Comparative genomics involves studying the similarities and differences in genome content and organization between different species or within a species. Pan-genome graphs are powerful in this arena because they provide a unifying framework to compare multiple genomes directly. For within-species comparisons, a graph can represent polymorphisms and structural variants (SVs), which enables analyses of genome diversity and evolution. For example, in plant genomics, a graph of many cultivars or wild accessions can reveal structural variations like the presence/absence of gene duplications or inversions that may underlie trait differences. For instance, the construction of a tomato pan-genome graph from 838 genomes enabled the discovery of previously "missing" heritability and trait-linked variants that were not detectable with a single reference. Additionally, pan-genome graphs allow for the integration and analysis of SVs across a diverse set of genomes, improving the accuracy in detecting rare SVs that are commonly overlooked with single reference genomes. For example, pan-genome graphs have substantially enhanced the analysis of SVs in rare genetic diseases by integrating SV data from haploid genomes into a unified graph structure, which enables precise delineation of complex and rare alleles. This approach not only boosts allele sharing between related individuals, confirming lower error rates but also facilitates the identification of ultra-rare SVs (minor allele frequency <1%) that disrupt coding sequences in known disease genes, such as the novel diagnostic deletion in KMT2E, ultimately offering a more robust framework for population genomic analyses and rare disease diagnostics.

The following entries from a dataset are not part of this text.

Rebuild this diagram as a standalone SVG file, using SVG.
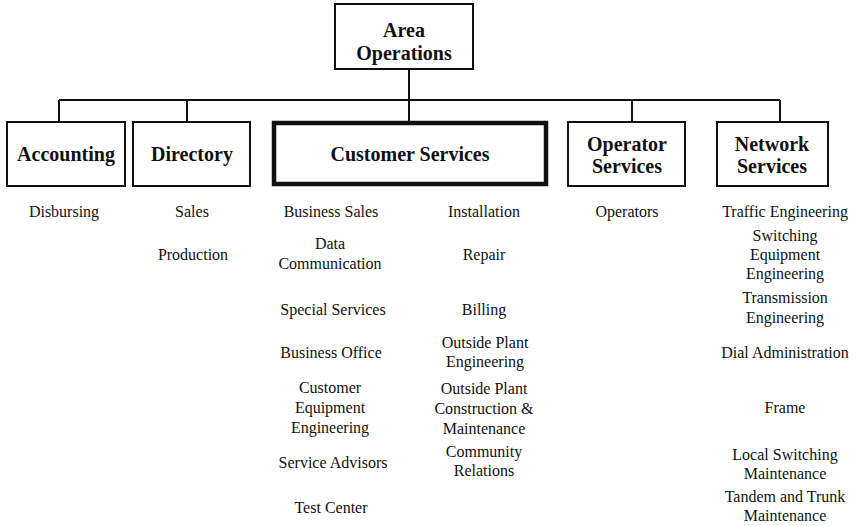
<svg xmlns="http://www.w3.org/2000/svg" width="859" height="526" viewBox="0 0 859 526">
  <style>
    .box { fill: #fff; stroke: #111; stroke-width: 2; }
    .box.main { stroke-width: 4.5; }
    .title { font-family: "Liberation Serif", "Times New Roman", serif; font-weight: bold; font-size: 20px; fill: #111; text-anchor: middle; }
    .item { font-family: "Liberation Serif", "Times New Roman", serif; font-size: 16px; fill: #111; text-anchor: middle; }
    .link { fill: none; stroke: #111; stroke-width: 2; }
  </style>
  <rect width="859" height="526" fill="#fff"/>

  <!-- connectors -->
  <g id="connectors">
    <path class="link" d="M409,69 V122"/>
    <path class="link" d="M59,100 H780"/>
    <path class="link" d="M59,100 V122"/>
    <path class="link" d="M187,100 V122"/>
    <path class="link" d="M632,100 V122"/>
    <path class="link" d="M780,100 V122"/>
  </g>

  <!-- top node -->
  <g id="area-operations">
    <rect class="box" x="335" y="4" width="138" height="65"/>
    <text class="title" x="404" y="37">Area</text>
    <text class="title" x="404" y="60">Operations</text>
  </g>

  <!-- departments -->
  <g id="accounting">
    <rect class="box" x="7" y="122" width="118" height="64"/>
    <text class="title" x="66" y="161">Accounting</text>
    <text class="item" x="64" y="217">Disbursing</text>
  </g>

  <g id="directory">
    <rect class="box" x="133" y="122" width="117" height="64"/>
    <text class="title" x="192" y="161">Directory</text>
    <text class="item" x="192" y="217">Sales</text>
    <text class="item" x="193" y="260">Production</text>
  </g>

  <g id="customer-services">
    <rect class="box main" x="274" y="123" width="272" height="61"/>
    <text class="title" x="410" y="161">Customer Services</text>
    <!-- left column -->
    <text class="item" x="331" y="217">Business Sales</text>
    <text class="item" x="330" y="249">Data</text>
    <text class="item" x="330" y="269">Communication</text>
    <text class="item" x="333" y="315">Special Services</text>
    <text class="item" x="331" y="358">Business Office</text>
    <text class="item" x="330" y="393">Customer</text>
    <text class="item" x="330" y="413">Equipment</text>
    <text class="item" x="330" y="433">Engineering</text>
    <text class="item" x="333" y="468">Service Advisors</text>
    <text class="item" x="331" y="513">Test Center</text>
    <!-- right column -->
    <text class="item" x="484" y="217">Installation</text>
    <text class="item" x="484" y="260">Repair</text>
    <text class="item" x="484" y="315">Billing</text>
    <text class="item" x="485" y="348">Outside Plant</text>
    <text class="item" x="485" y="367">Engineering</text>
    <text class="item" x="484" y="394">Outside Plant</text>
    <text class="item" x="484" y="414">Construction &amp;</text>
    <text class="item" x="484" y="434">Maintenance</text>
    <text class="item" x="484" y="457">Community</text>
    <text class="item" x="484" y="476">Relations</text>
  </g>

  <g id="operator-services">
    <rect class="box" x="568" y="122" width="117" height="64"/>
    <text class="title" x="627" y="151">Operator</text>
    <text class="title" x="627" y="173">Services</text>
    <text class="item" x="627" y="217">Operators</text>
  </g>

  <g id="network-services">
    <rect class="box" x="717" y="122" width="111" height="64"/>
    <text class="title" x="772" y="151">Network</text>
    <text class="title" x="772" y="173">Services</text>
    <text class="item" x="785" y="217">Traffic Engineering</text>
    <text class="item" x="785" y="241">Switching</text>
    <text class="item" x="785" y="260">Equipment</text>
    <text class="item" x="785" y="279">Engineering</text>
    <text class="item" x="785" y="303">Transmission</text>
    <text class="item" x="785" y="323">Engineering</text>
    <text class="item" x="785" y="358">Dial Administration</text>
    <text class="item" x="785" y="413">Frame</text>
    <text class="item" x="785" y="460">Local Switching</text>
    <text class="item" x="785" y="479">Maintenance</text>
    <text class="item" x="785" y="502">Tandem and Trunk</text>
    <text class="item" x="785" y="521">Maintenance</text>
  </g>
</svg>
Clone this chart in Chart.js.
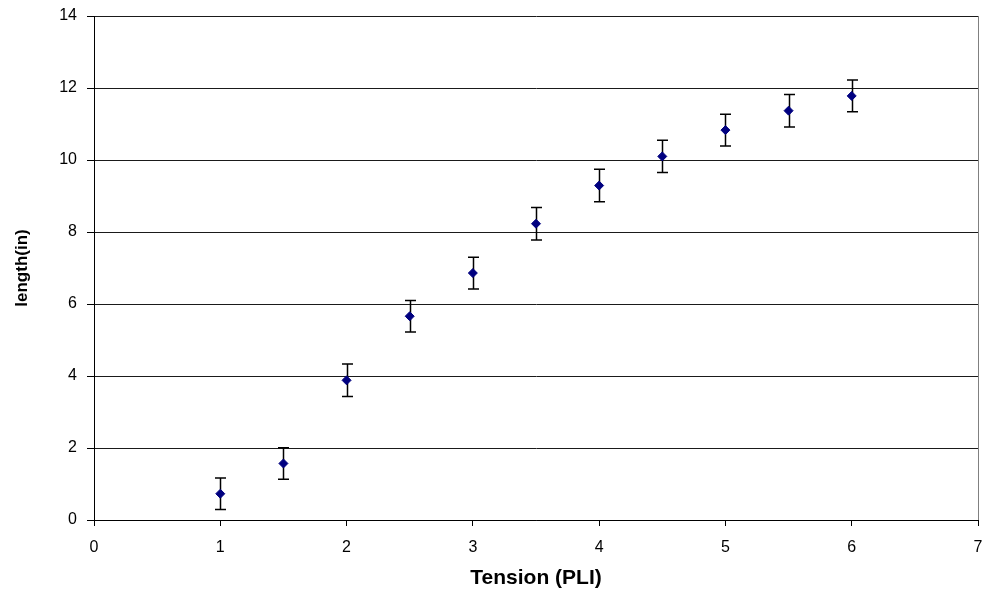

=== Pan-Transcriptome analysis ===
By incorporating population-level genetic variation, spliced pan-genome graphs make it possible to identify transcripts that are unique to specific haplotypes. This increases the accuracy of gene expression measurements, especially for complex cases like allele-specific expression. In practice, tools can combine known transcripts with genomic variants to create a spliced pan-genome graph, generating haplotype-specific transcripts (HSTs). Specialized aligners then map RNA-seq reads to this graph, capturing the full range of splicing and variation more effectively than traditional methods. Finally, expression levels for these HSTs are quantified, reducing bias and further improving accuracy. As a result, this approach can achieve very high accuracy in matching reads to an individual's specific haplotypes.

=== Genotyping ===
Genotyping accuracy and scalability, particularly for structural variants (SVs), have been enhanced by pangenome graphs because they address the limitations of linear reference genomes. Integrating population diversity into reference structures in pangenome graphs enables high-throughput genotyping. For instance, GraphTyper2 is a method for SV and small variant genotyping in a pangenome graph framework, paving the way for more comprehensive and bias‐reduced population-scale genome analyses. It employs graph-aware alignment via pangenome paths, mitigating biases inherent to linear references, improving SV representation in diverse populations such as pathogenic SVs in Icelandic families.